> _Task instructions_
Transcribe all of the material below word for word and leave out its pictures.

> _Dataset extract_

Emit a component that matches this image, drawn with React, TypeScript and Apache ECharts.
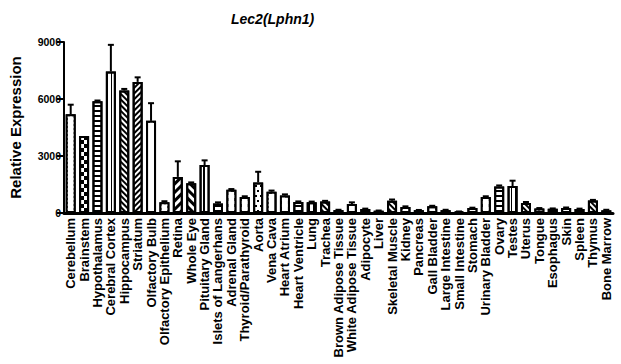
import React, { useEffect, useRef } from "react";
import * as echarts from "echarts";

const categories = [
  "Cerebellum", "Brainstem", "Hypothalamus", "Cerebral Cortex", "Hippocampus", "Striatum",
  "Olfactory Bulb", "Olfactory Epithelium", "Retina", "Whole Eye", "Pituitary Gland",
  "Islets of Langerhans", "Adrenal Gland", "Thyroid/Parathyroid", "Aorta", "Vena Cava",
  "Heart Atrium", "Heart Ventricle", "Lung", "Trachea", "Brown Adipose Tissue",
  "White Adipose Tissue", "Adipocyte", "Liver", "Skeletal Muscle", "Kidney", "Pancreas",
  "Gall Bladder", "Large Intestine", "Small Intestine", "Stomach", "Urinary Bladder",
  "Ovary", "Testes", "Uterus", "Tongue", "Esophagus", "Skin", "Spleen", "Thymus", "Bone Marrow",
];

const values = [
  5200, 4050, 5880, 7450, 6450, 6900, 4850, 560, 1900, 1560, 2520,
  500, 1220, 840, 1610, 1120, 920, 580, 570, 610, 150,
  470, 210, 120, 650, 310, 150, 350, 150, 70, 260, 840,
  1400, 1420, 520, 240, 220, 260, 210, 660, 140,
];

const errors = [
  500, 0, 40, 1400, 80, 240, 930, 60, 820, 50, 250,
  60, 40, 40, 560, 60, 60, 30, 30, 30, 20,
  90, 20, 10, 60, 40, 10, 30, 20, 10, 20, 40,
  50, 280, 60, 20, 20, 30, 20, 30, 30,
];

const yTicks = [0, 3000, 6000, 9000];

// fill styles (one per bar)
const patternNames = [
  "fineChecker", "checker", "hstripe", "vthin", "diagR", "diagL", "grid", "fineChecker",
  "wideDiagL", "wideDiagR", "vstripe", "hstripe", "blocks", "blocks", "dots", "denseDots",
  "blocks", "hstripe", "vstripe", "diagR", "solid", "grid", "hstripe", "solid", "diagR",
  "grid", "hstripe", "grid", "hstripe", "solid", "grid", "blocks", "hstripe", "vthin",
  "diagR", "grid", "hstripe", "grid", "hstripe", "diagR", "solid",
];

function decalFor(name: string): any {
  const k = "#000";
  switch (name) {
    case "fineChecker":
      return { symbol: "rect", symbolSize: 1, color: "#fff", backgroundColor: k, dashArrayX: [[1.5, 1.5], [0, 1.5, 1.5, 0]], dashArrayY: [1.5, 0] };
    case "checker":
      return { symbol: "rect", symbolSize: 1, color: k, backgroundColor: "#fff", dashArrayX: [[4, 4], [0, 4, 4, 0]], dashArrayY: [4, 0] };
    case "hstripe":
      return { symbol: "rect", symbolSize: 1, color: k, dashArrayX: [1, 0], dashArrayY: [2, 2.5] };
    case "vstripe":
      return { symbol: "rect", symbolSize: 1, color: k, dashArrayX: [1, 0], dashArrayY: [2, 2.5], rotation: Math.PI / 2 };
    case "vthin":
      return { symbol: "rect", symbolSize: 1, color: k, dashArrayX: [1, 0], dashArrayY: [1, 3], rotation: Math.PI / 2 };
    case "diagR":
      return { symbol: "rect", symbolSize: 1, color: k, dashArrayX: [1, 0], dashArrayY: [1.5, 1.8], rotation: Math.PI / 4 };
    case "diagL":
      return { symbol: "rect", symbolSize: 1, color: k, dashArrayX: [1, 0], dashArrayY: [1.5, 1.8], rotation: -Math.PI / 4 };
    case "wideDiagL":
      return { symbol: "rect", symbolSize: 1, color: k, dashArrayX: [1, 0], dashArrayY: [3, 3], rotation: -Math.PI / 4 };
    case "wideDiagR":
      return { symbol: "rect", symbolSize: 1, color: k, dashArrayX: [1, 0], dashArrayY: [3, 3], rotation: Math.PI / 4 };
    case "grid":
      return { symbol: "rect", symbolSize: 1, color: "#fff", backgroundColor: k, dashArrayX: [3, 1.5], dashArrayY: [3, 1.5] };
    case "blocks":
      return { symbol: "rect", symbolSize: 1, color: "#fff", backgroundColor: k, dashArrayX: [[3, 3], [0, 3, 3, 0]], dashArrayY: [3, 0] };
    case "dots":
      return { symbol: "rect", symbolSize: 1, color: k, backgroundColor: "#fff", dashArrayX: [[1.2, 3], [0, 2, 1.2, 1]], dashArrayY: [1.2, 2.5] };
    case "denseDots":
      return { symbol: "rect", symbolSize: 1, color: "#fff", backgroundColor: k, dashArrayX: [[1.2, 2], [0, 1.6, 1.2, 0.4]], dashArrayY: [1.2, 1.2] };
    case "solid":
    default:
      return { symbol: "rect", symbolSize: 1, color: k, dashArrayX: [1, 0], dashArrayY: [1, 0] };
  }
}

const FONT = "'Liberation Sans', Arial, sans-serif";

export default function App() {
  const ref = useRef<HTMLDivElement>(null);

  useEffect(() => {
    if (!ref.current) return;
    const chart = echarts.init(ref.current, undefined, { renderer: "svg" });

    const barData = values.map((v, i) => ({
      value: v,
      itemStyle: { decal: decalFor(patternNames[i]) },
    }));
    const errData = values.map((v, i) => [i, v, errors[i]]);

    chart.setOption({
      animation: false,
      backgroundColor: "#fff",
      textStyle: { fontFamily: FONT },
      title: {
        text: "Lec2(Lphn1)",
        left: 226,
        top: 7,
        textStyle: { fontFamily: FONT, fontSize: 14, fontWeight: "bold", fontStyle: "italic", color: "#000" },
      },
      grid: { left: 61, right: 8, top: 42, bottom: 151, containLabel: false },
      xAxis: {
        type: "category",
        data: categories,
        axisLine: { lineStyle: { color: "#000", width: 3 } },
        axisTick: { alignWithLabel: true, length: 5, lineStyle: { color: "#000", width: 2 } },
        axisLabel: {
          interval: 0,
          rotate: 90,
          margin: 5,
          fontFamily: FONT,
          fontSize: 13,
          fontWeight: "bold",
          color: "#000",
        },
      },
      yAxis: {
        type: "value",
        min: 0,
        max: 9000,
        interval: 3000,
        name: "Relative Expression",
        nameLocation: "middle",
        nameGap: 41,
        nameRotate: 90,
        nameTextStyle: { fontFamily: FONT, fontSize: 15, fontWeight: "bold", color: "#000" },
        splitLine: { show: false },
        axisLine: { show: true, lineStyle: { color: "#000", width: 2 } },
        axisTick: { show: true, length: 7, lineStyle: { color: "#000", width: 2 } },
        axisLabel: {
          margin: 3,
          fontFamily: FONT,
          fontSize: 10.5,
          fontWeight: "bold",
          color: "#000",
          formatter: (v: number) => (yTicks.includes(v) ? String(v) : ""),
        },
      },
      series: [
        {
          type: "bar",
          data: barData,
          barWidth: 10,
          itemStyle: { color: "#fff", borderColor: "#000", borderWidth: 2 },
          z: 2,
        },
        {
          type: "custom",
          data: errData,
          encode: { x: 0, y: 1 },
          z: 3,
          renderItem: (params: any, api: any) => {
            const i = api.value(0);
            const v = api.value(1);
            const e = api.value(2);
            if (!e) return null;
            const base = api.coord([i, v]);
            const top = api.coord([i, v + e]);
            const hw = 3;
            return {
              type: "group",
              children: [
                {
                  type: "line",
                  shape: { x1: base[0], y1: base[1], x2: top[0], y2: top[1] },
                  style: { stroke: "#000", lineWidth: 2 },
                },
                {
                  type: "line",
                  shape: { x1: top[0] - hw, y1: top[1], x2: top[0] + hw, y2: top[1] },
                  style: { stroke: "#000", lineWidth: 2 },
                },
              ],
            };
          },
        },
      ],
    });

    return () => chart.dispose();
  }, []);

  return (
    <div
      ref={ref}
      style={{ position: "fixed", left: 0, top: 0, width: 621, height: 364, background: "#fff" }}
    />
  );
}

> _Complete output_
Emit a component that matches this image, drawn with React, TypeScript and Apache ECharts.
import React, { useEffect, useRef } from "react";
import * as echarts from "echarts";

const categories = [
  "Cerebellum", "Brainstem", "Hypothalamus", "Cerebral Cortex", "Hippocampus", "Striatum",
  "Olfactory Bulb", "Olfactory Epithelium", "Retina", "Whole Eye", "Pituitary Gland",
  "Islets of Langerhans", "Adrenal Gland", "Thyroid/Parathyroid", "Aorta", "Vena Cava",
  "Heart Atrium", "Heart Ventricle", "Lung", "Trachea", "Brown Adipose Tissue",
  "White Adipose Tissue", "Adipocyte", "Liver", "Skeletal Muscle", "Kidney", "Pancreas",
  "Gall Bladder", "Large Intestine", "Small Intestine", "Stomach", "Urinary Bladder",
  "Ovary", "Testes", "Uterus", "Tongue", "Esophagus", "Skin", "Spleen", "Thymus", "Bone Marrow",
];

const values = [
  5200, 4050, 5880, 7450, 6450, 6900, 4850, 560, 1900, 1560, 2520,
  500, 1220, 840, 1610, 1120, 920, 580, 570, 610, 150,
  470, 210, 120, 650, 310, 150, 350, 150, 70, 260, 840,
  1400, 1420, 520, 240, 220, 260, 210, 660, 140,
];

const errors = [
  500, 0, 40, 1400, 80, 240, 930, 60, 820, 50, 250,
  60, 40, 40, 560, 60, 60, 30, 30, 30, 20,
  90, 20, 10, 60, 40, 10, 30, 20, 10, 20, 40,
  50, 280, 60, 20, 20, 30, 20, 30, 30,
];

const yTicks = [0, 3000, 6000, 9000];

// fill styles (one per bar)
const patternNames = [
  "fineChecker", "checker", "hstripe", "vthin", "diagR", "diagL", "grid", "fineChecker",
  "wideDiagL", "wideDiagR", "vstripe", "hstripe", "blocks", "blocks", "dots", "denseDots",
  "blocks", "hstripe", "vstripe", "diagR", "solid", "grid", "hstripe", "solid", "diagR",
  "grid", "hstripe", "grid", "hstripe", "solid", "grid", "blocks", "hstripe", "vthin",
  "diagR", "grid", "hstripe", "grid", "hstripe", "diagR", "solid",
];

function decalFor(name: string): any {
  const k = "#000";
  switch (name) {
    case "fineChecker":
      return { symbol: "rect", symbolSize: 1, color: "#fff", backgroundColor: k, dashArrayX: [[1.5, 1.5], [0, 1.5, 1.5, 0]], dashArrayY: [1.5, 0] };
    case "checker":
      return { symbol: "rect", symbolSize: 1, color: k, backgroundColor: "#fff", dashArrayX: [[4, 4], [0, 4, 4, 0]], dashArrayY: [4, 0] };
    case "hstripe":
      return { symbol: "rect", symbolSize: 1, color: k, dashArrayX: [1, 0], dashArrayY: [2, 2.5] };
    case "vstripe":
      return { symbol: "rect", symbolSize: 1, color: k, dashArrayX: [1, 0], dashArrayY: [2, 2.5], rotation: Math.PI / 2 };
    case "vthin":
      return { symbol: "rect", symbolSize: 1, color: k, dashArrayX: [1, 0], dashArrayY: [1, 3], rotation: Math.PI / 2 };
    case "diagR":
      return { symbol: "rect", symbolSize: 1, color: k, dashArrayX: [1, 0], dashArrayY: [1.5, 1.8], rotation: Math.PI / 4 };
    case "diagL":
      return { symbol: "rect", symbolSize: 1, color: k, dashArrayX: [1, 0], dashArrayY: [1.5, 1.8], rotation: -Math.PI / 4 };
    case "wideDiagL":
      return { symbol: "rect", symbolSize: 1, color: k, dashArrayX: [1, 0], dashArrayY: [3, 3], rotation: -Math.PI / 4 };
    case "wideDiagR":
      return { symbol: "rect", symbolSize: 1, color: k, dashArrayX: [1, 0], dashArrayY: [3, 3], rotation: Math.PI / 4 };
    case "grid":
      return { symbol: "rect", symbolSize: 1, color: "#fff", backgroundColor: k, dashArrayX: [3, 1.5], dashArrayY: [3, 1.5] };
    case "blocks":
      return { symbol: "rect", symbolSize: 1, color: "#fff", backgroundColor: k, dashArrayX: [[3, 3], [0, 3, 3, 0]], dashArrayY: [3, 0] };
    case "dots":
      return { symbol: "rect", symbolSize: 1, color: k, backgroundColor: "#fff", dashArrayX: [[1.2, 3], [0, 2, 1.2, 1]], dashArrayY: [1.2, 2.5] };
    case "denseDots":
      return { symbol: "rect", symbolSize: 1, color: "#fff", backgroundColor: k, dashArrayX: [[1.2, 2], [0, 1.6, 1.2, 0.4]], dashArrayY: [1.2, 1.2] };
    case "solid":
    default:
      return { symbol: "rect", symbolSize: 1, color: k, dashArrayX: [1, 0], dashArrayY: [1, 0] };
  }
}

const FONT = "'Liberation Sans', Arial, sans-serif";

export default function App() {
  const ref = useRef<HTMLDivElement>(null);

  useEffect(() => {
    if (!ref.current) return;
    const chart = echarts.init(ref.current, undefined, { renderer: "svg" });

    const barData = values.map((v, i) => ({
      value: v,
      itemStyle: { decal: decalFor(patternNames[i]) },
    }));
    const errData = values.map((v, i) => [i, v, errors[i]]);

    chart.setOption({
      animation: false,
      backgroundColor: "#fff",
      textStyle: { fontFamily: FONT },
      title: {
        text: "Lec2(Lphn1)",
        left: 226,
        top: 7,
        textStyle: { fontFamily: FONT, fontSize: 14, fontWeight: "bold", fontStyle: "italic", color: "#000" },
      },
      grid: { left: 61, right: 8, top: 42, bottom: 151, containLabel: false },
      xAxis: {
        type: "category",
        data: categories,
        axisLine: { lineStyle: { color: "#000", width: 3 } },
        axisTick: { alignWithLabel: true, length: 5, lineStyle: { color: "#000", width: 2 } },
        axisLabel: {
          interval: 0,
          rotate: 90,
          margin: 5,
          fontFamily: FONT,
          fontSize: 13,
          fontWeight: "bold",
          color: "#000",
        },
      },
      yAxis: {
        type: "value",
        min: 0,
        max: 9000,
        interval: 3000,
        name: "Relative Expression",
        nameLocation: "middle",
        nameGap: 41,
        nameRotate: 90,
        nameTextStyle: { fontFamily: FONT, fontSize: 15, fontWeight: "bold", color: "#000" },
        splitLine: { show: false },
        axisLine: { show: true, lineStyle: { color: "#000", width: 2 } },
        axisTick: { show: true, length: 7, lineStyle: { color: "#000", width: 2 } },
        axisLabel: {
          margin: 3,
          fontFamily: FONT,
          fontSize: 10.5,
          fontWeight: "bold",
          color: "#000",
          formatter: (v: number) => (yTicks.includes(v) ? String(v) : ""),
        },
      },
      series: [
        {
          type: "bar",
          data: barData,
          barWidth: 10,
          itemStyle: { color: "#fff", borderColor: "#000", borderWidth: 2 },
          z: 2,
        },
        {
          type: "custom",
          data: errData,
          encode: { x: 0, y: 1 },
          z: 3,
          renderItem: (params: any, api: any) => {
            const i = api.value(0);
            const v = api.value(1);
            const e = api.value(2);
            if (!e) return null;
            const base = api.coord([i, v]);
            const top = api.coord([i, v + e]);
            const hw = 3;
            return {
              type: "group",
              children: [
                {
                  type: "line",
                  shape: { x1: base[0], y1: base[1], x2: top[0], y2: top[1] },
                  style: { stroke: "#000", lineWidth: 2 },
                },
                {
                  type: "line",
                  shape: { x1: top[0] - hw, y1: top[1], x2: top[0] + hw, y2: top[1] },
                  style: { stroke: "#000", lineWidth: 2 },
                },
              ],
            };
          },
        },
      ],
    });

    return () => chart.dispose();
  }, []);

  return (
    <div
      ref={ref}
      style={{ position: "fixed", left: 0, top: 0, width: 621, height: 364, background: "#fff" }}
    />
  );
}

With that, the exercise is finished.